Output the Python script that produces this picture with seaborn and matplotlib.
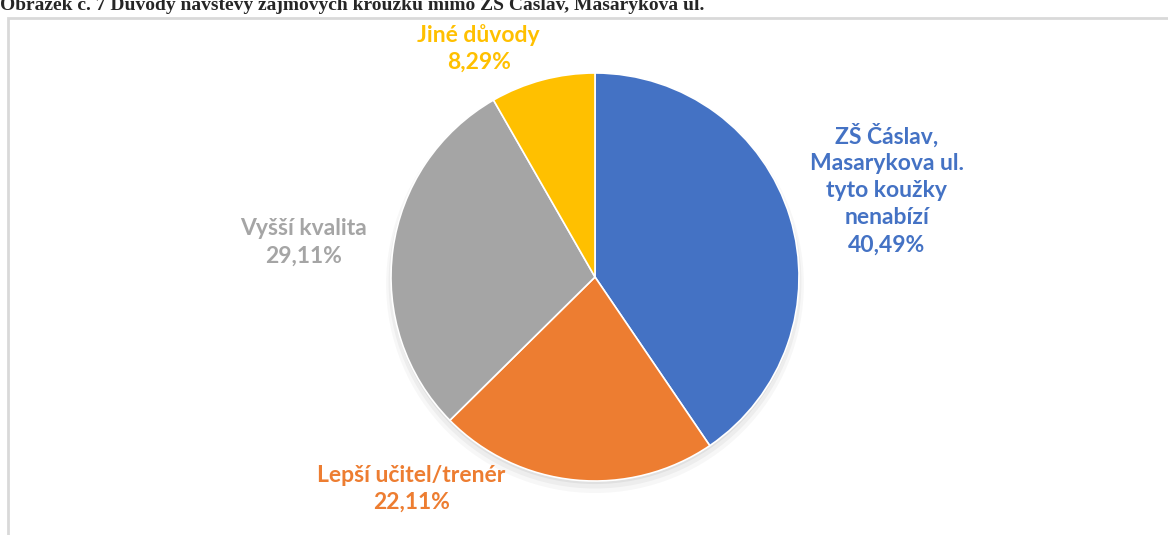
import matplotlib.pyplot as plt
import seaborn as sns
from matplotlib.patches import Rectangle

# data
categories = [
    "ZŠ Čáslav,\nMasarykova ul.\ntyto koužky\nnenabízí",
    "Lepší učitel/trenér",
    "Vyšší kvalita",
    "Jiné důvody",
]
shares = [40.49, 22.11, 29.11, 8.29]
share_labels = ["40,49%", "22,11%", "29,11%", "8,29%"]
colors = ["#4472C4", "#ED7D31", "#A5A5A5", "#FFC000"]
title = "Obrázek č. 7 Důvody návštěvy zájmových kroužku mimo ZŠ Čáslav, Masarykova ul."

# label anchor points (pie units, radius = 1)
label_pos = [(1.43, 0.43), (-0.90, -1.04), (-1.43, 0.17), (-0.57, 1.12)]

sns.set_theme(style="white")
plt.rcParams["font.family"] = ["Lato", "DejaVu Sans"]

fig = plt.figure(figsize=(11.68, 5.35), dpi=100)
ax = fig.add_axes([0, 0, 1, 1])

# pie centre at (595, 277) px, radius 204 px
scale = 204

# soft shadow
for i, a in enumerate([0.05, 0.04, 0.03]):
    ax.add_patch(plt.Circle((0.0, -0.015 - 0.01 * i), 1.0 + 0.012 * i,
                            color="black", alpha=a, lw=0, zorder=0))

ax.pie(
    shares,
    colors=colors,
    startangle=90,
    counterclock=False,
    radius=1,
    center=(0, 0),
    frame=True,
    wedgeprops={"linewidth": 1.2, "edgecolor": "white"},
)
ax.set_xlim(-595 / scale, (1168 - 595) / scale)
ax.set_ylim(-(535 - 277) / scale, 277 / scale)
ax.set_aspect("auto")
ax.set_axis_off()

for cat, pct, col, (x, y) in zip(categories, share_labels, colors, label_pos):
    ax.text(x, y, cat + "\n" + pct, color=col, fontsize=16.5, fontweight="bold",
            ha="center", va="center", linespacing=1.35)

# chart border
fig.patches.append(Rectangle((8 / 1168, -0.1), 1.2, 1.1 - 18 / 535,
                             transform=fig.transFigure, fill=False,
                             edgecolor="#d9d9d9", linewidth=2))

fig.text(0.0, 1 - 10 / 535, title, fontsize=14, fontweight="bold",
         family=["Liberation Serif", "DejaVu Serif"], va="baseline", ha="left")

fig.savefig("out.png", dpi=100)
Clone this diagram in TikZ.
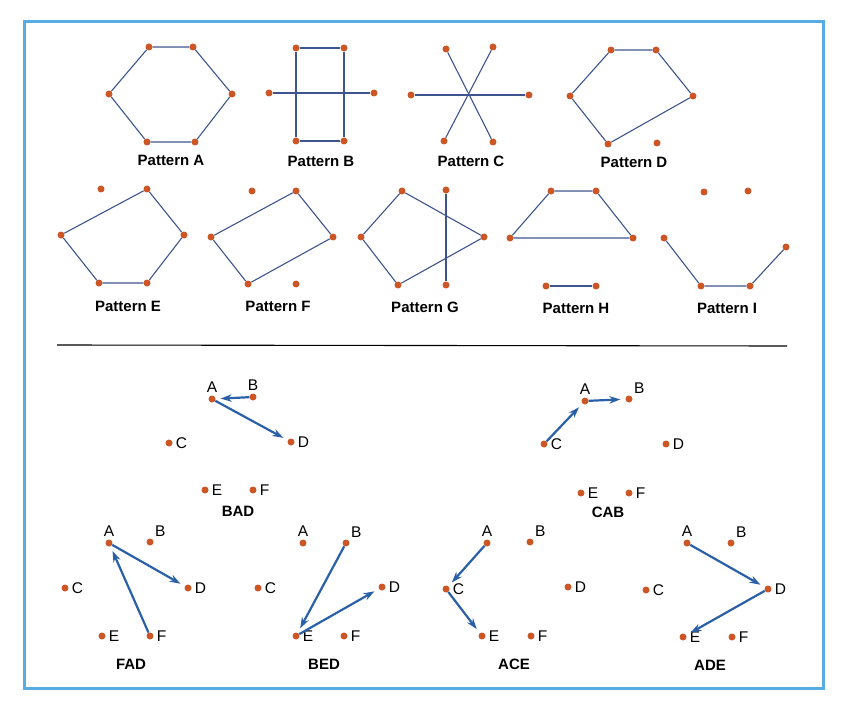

----------------------------------------

Copy nothing but the lines from the top of the material through the line holding "0.17), (-0.57, 1.12)]", exactly as written; omit pictures.

### Task output
Output the Python script that produces this picture with seaborn and matplotlib.
import matplotlib.pyplot as plt
import seaborn as sns
from matplotlib.patches import Rectangle

# data
categories = [
    "ZŠ Čáslav,\nMasarykova ul.\ntyto koužky\nnenabízí",
    "Lepší učitel/trenér",
    "Vyšší kvalita",
    "Jiné důvody",
]
shares = [40.49, 22.11, 29.11, 8.29]
share_labels = ["40,49%", "22,11%", "29,11%", "8,29%"]
colors = ["#4472C4", "#ED7D31", "#A5A5A5", "#FFC000"]
title = "Obrázek č. 7 Důvody návštěvy zájmových kroužku mimo ZŠ Čáslav, Masarykova ul."

# label anchor points (pie units, radius = 1)
label_pos = [(1.43, 0.43), (-0.90, -1.04), (-1.43, 0.17), (-0.57, 1.12)]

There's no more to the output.